▸ **Source excerpt**
━━━━━━━━

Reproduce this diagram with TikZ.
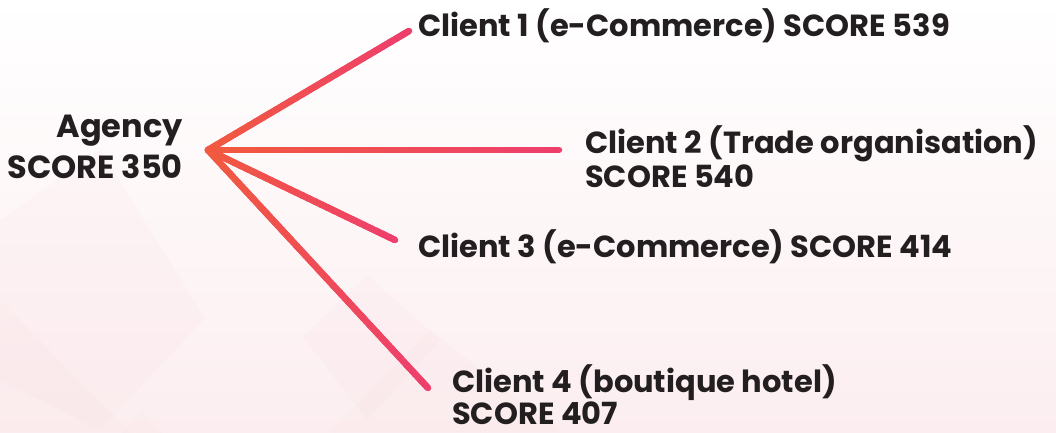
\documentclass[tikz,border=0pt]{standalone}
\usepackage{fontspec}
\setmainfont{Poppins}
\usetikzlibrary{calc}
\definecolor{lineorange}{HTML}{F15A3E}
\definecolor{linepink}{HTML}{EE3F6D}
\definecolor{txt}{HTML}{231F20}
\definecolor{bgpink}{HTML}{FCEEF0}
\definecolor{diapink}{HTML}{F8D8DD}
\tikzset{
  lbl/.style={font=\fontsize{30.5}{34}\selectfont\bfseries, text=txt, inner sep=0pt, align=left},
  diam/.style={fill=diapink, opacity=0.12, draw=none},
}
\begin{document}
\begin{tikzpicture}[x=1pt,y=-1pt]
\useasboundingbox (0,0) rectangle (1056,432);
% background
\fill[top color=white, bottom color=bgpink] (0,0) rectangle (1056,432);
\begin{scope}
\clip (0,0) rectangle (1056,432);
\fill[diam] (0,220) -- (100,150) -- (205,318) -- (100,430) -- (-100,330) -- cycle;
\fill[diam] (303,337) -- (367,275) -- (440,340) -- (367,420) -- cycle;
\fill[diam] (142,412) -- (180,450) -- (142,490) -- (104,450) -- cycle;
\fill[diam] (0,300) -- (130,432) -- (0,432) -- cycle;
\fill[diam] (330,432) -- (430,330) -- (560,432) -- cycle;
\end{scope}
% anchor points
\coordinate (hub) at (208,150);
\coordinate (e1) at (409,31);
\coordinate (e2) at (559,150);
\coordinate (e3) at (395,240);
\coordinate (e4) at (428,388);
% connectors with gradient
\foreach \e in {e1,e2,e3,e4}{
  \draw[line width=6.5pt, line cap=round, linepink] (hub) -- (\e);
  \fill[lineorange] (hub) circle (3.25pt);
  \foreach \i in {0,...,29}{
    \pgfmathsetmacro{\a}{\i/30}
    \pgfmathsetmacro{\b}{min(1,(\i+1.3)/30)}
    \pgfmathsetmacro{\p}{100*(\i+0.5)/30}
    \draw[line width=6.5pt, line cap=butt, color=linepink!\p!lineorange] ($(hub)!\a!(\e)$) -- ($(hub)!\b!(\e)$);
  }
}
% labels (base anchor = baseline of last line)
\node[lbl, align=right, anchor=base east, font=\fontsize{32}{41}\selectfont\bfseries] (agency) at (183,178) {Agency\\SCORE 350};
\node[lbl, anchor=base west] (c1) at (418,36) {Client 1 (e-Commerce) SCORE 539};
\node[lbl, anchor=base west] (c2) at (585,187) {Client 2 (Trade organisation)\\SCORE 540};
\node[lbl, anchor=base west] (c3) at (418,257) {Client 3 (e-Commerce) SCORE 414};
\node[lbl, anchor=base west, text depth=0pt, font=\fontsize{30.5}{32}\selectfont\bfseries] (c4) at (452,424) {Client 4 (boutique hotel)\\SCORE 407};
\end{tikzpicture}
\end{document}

━━━━━━━━

▸ **Given task**
Reproduce all of the data exactly, omitting each picture it holds.

▸ **Output below**
Reproduce this diagram with TikZ.
\documentclass[tikz,border=0pt]{standalone}
\usepackage{fontspec}
\setmainfont{Poppins}
\usetikzlibrary{calc}
\definecolor{lineorange}{HTML}{F15A3E}
\definecolor{linepink}{HTML}{EE3F6D}
\definecolor{txt}{HTML}{231F20}
\definecolor{bgpink}{HTML}{FCEEF0}
\definecolor{diapink}{HTML}{F8D8DD}
\tikzset{
  lbl/.style={font=\fontsize{30.5}{34}\selectfont\bfseries, text=txt, inner sep=0pt, align=left},
  diam/.style={fill=diapink, opacity=0.12, draw=none},
}
\begin{document}
\begin{tikzpicture}[x=1pt,y=-1pt]
\useasboundingbox (0,0) rectangle (1056,432);
% background
\fill[top color=white, bottom color=bgpink] (0,0) rectangle (1056,432);
\begin{scope}
\clip (0,0) rectangle (1056,432);
\fill[diam] (0,220) -- (100,150) -- (205,318) -- (100,430) -- (-100,330) -- cycle;
\fill[diam] (303,337) -- (367,275) -- (440,340) -- (367,420) -- cycle;
\fill[diam] (142,412) -- (180,450) -- (142,490) -- (104,450) -- cycle;
\fill[diam] (0,300) -- (130,432) -- (0,432) -- cycle;
\fill[diam] (330,432) -- (430,330) -- (560,432) -- cycle;
\end{scope}
% anchor points
\coordinate (hub) at (208,150);
\coordinate (e1) at (409,31);
\coordinate (e2) at (559,150);
\coordinate (e3) at (395,240);
\coordinate (e4) at (428,388);
% connectors with gradient
\foreach \e in {e1,e2,e3,e4}{
  \draw[line width=6.5pt, line cap=round, linepink] (hub) -- (\e);
  \fill[lineorange] (hub) circle (3.25pt);
  \foreach \i in {0,...,29}{
    \pgfmathsetmacro{\a}{\i/30}
    \pgfmathsetmacro{\b}{min(1,(\i+1.3)/30)}
    \pgfmathsetmacro{\p}{100*(\i+0.5)/30}
    \draw[line width=6.5pt, line cap=butt, color=linepink!\p!lineorange] ($(hub)!\a!(\e)$) -- ($(hub)!\b!(\e)$);
  }
}
% labels (base anchor = baseline of last line)
\node[lbl, align=right, anchor=base east, font=\fontsize{32}{41}\selectfont\bfseries] (agency) at (183,178) {Agency\\SCORE 350};
\node[lbl, anchor=base west] (c1) at (418,36) {Client 1 (e-Commerce) SCORE 539};
\node[lbl, anchor=base west] (c2) at (585,187) {Client 2 (Trade organisation)\\SCORE 540};
\node[lbl, anchor=base west] (c3) at (418,257) {Client 3 (e-Commerce) SCORE 414};
\node[lbl, anchor=base west, text depth=0pt, font=\fontsize{30.5}{32}\selectfont\bfseries] (c4) at (452,424) {Client 4 (boutique hotel)\\SCORE 407};
\end{tikzpicture}
\end{document}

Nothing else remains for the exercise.